* **WHAT IS ASKED**:
Identify every line containing the word "that" and reproduce each one.

* **LISTED RECORDS**:
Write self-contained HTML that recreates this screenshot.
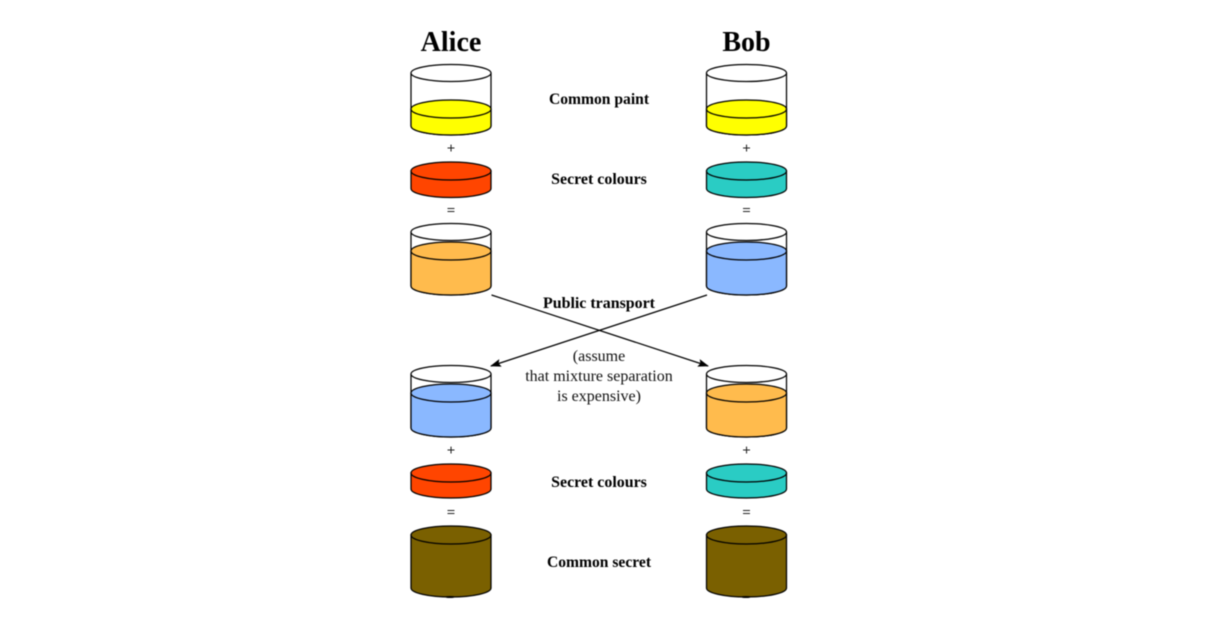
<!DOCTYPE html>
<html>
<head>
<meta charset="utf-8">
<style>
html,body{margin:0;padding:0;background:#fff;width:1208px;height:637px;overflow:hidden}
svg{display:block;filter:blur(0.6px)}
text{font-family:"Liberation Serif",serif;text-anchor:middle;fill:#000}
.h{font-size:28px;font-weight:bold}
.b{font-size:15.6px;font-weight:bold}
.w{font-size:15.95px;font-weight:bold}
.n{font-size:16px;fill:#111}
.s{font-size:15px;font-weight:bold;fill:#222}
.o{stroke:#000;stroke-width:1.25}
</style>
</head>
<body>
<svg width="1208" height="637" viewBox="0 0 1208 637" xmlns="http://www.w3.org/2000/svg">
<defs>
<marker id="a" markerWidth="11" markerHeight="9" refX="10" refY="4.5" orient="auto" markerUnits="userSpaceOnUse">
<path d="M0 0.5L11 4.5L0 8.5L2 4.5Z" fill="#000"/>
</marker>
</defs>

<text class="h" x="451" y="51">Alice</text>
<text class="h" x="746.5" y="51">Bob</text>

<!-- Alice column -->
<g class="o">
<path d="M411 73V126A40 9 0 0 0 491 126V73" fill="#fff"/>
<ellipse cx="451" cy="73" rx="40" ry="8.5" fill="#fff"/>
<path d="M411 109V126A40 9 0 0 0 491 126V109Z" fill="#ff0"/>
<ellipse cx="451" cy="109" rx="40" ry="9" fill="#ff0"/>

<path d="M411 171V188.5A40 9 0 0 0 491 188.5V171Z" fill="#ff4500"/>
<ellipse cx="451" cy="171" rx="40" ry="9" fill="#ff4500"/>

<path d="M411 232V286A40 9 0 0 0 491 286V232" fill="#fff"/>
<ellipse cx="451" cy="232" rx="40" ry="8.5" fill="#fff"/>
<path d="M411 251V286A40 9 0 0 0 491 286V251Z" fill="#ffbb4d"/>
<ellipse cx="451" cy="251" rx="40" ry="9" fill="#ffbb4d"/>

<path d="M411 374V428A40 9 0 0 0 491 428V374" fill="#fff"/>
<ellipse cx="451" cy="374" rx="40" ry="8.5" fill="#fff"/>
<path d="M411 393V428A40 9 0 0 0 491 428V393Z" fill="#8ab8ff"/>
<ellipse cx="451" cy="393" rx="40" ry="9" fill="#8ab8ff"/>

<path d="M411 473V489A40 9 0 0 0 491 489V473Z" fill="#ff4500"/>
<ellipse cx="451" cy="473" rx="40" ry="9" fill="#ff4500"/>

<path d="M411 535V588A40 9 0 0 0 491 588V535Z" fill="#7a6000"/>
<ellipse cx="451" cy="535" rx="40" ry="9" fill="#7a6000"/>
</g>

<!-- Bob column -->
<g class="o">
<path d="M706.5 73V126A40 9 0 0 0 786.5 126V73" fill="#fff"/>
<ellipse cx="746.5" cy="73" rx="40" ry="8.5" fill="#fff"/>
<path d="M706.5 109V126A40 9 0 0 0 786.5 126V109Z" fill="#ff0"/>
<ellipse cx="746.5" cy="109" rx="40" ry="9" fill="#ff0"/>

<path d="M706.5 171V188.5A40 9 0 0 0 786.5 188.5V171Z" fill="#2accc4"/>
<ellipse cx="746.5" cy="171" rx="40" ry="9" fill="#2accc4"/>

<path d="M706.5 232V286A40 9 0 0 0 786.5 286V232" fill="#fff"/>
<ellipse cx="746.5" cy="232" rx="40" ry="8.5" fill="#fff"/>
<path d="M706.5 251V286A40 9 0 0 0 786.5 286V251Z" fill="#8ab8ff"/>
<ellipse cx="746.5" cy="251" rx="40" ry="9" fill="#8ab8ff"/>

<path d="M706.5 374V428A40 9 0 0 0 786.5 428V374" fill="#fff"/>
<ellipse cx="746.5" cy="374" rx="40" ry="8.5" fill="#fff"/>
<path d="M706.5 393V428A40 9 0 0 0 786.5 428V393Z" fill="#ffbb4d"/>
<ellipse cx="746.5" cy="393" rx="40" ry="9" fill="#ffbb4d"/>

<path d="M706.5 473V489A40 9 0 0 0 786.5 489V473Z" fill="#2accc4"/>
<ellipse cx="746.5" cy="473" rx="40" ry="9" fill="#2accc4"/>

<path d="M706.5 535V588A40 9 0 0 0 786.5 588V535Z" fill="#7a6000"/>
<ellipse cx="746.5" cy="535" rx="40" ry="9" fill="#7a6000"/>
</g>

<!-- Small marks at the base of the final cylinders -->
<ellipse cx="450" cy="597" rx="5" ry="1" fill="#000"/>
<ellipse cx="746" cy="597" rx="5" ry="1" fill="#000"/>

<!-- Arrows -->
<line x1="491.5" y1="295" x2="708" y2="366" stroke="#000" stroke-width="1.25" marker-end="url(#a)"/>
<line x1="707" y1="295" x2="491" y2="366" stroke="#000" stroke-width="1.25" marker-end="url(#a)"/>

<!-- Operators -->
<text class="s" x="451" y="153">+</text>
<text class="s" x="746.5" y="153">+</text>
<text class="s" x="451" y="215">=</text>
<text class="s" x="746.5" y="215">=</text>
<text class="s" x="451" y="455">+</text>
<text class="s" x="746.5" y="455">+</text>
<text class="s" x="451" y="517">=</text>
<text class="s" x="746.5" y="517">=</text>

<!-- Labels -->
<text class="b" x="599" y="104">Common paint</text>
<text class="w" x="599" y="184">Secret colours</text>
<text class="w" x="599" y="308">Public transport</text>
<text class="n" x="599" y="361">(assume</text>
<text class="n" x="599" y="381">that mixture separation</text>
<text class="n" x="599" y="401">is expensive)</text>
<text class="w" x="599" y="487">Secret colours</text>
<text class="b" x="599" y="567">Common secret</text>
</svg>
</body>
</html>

==

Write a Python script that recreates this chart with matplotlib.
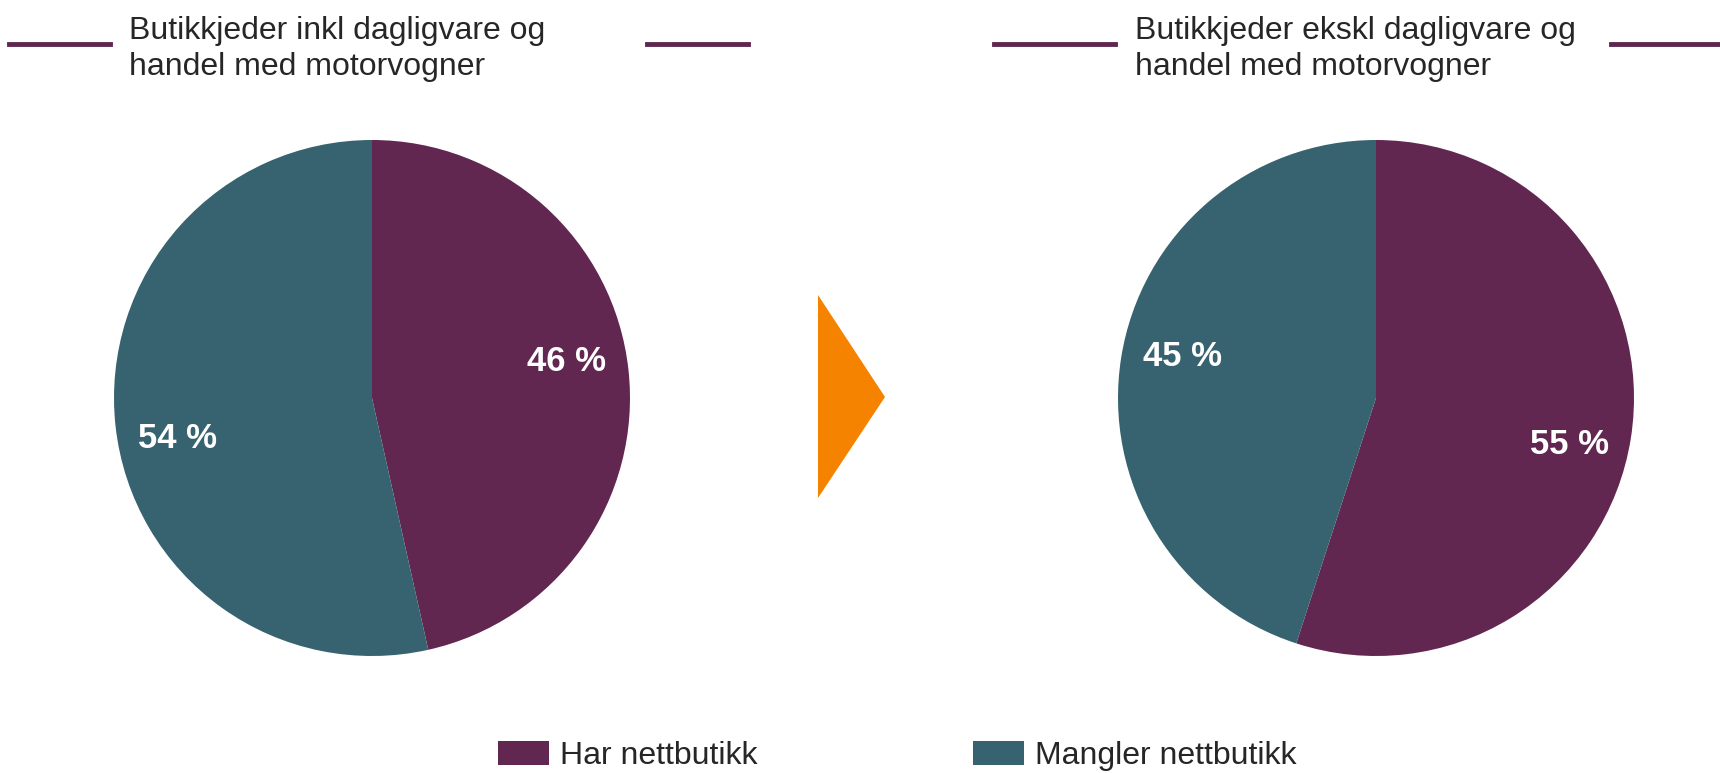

* **RESULT FOR THIS EXERCISE**:
Write self-contained HTML that recreates this screenshot.
<text class="n" x="599" y="381">that mixture separation</text>
Write a Python script that recreates this chart with matplotlib.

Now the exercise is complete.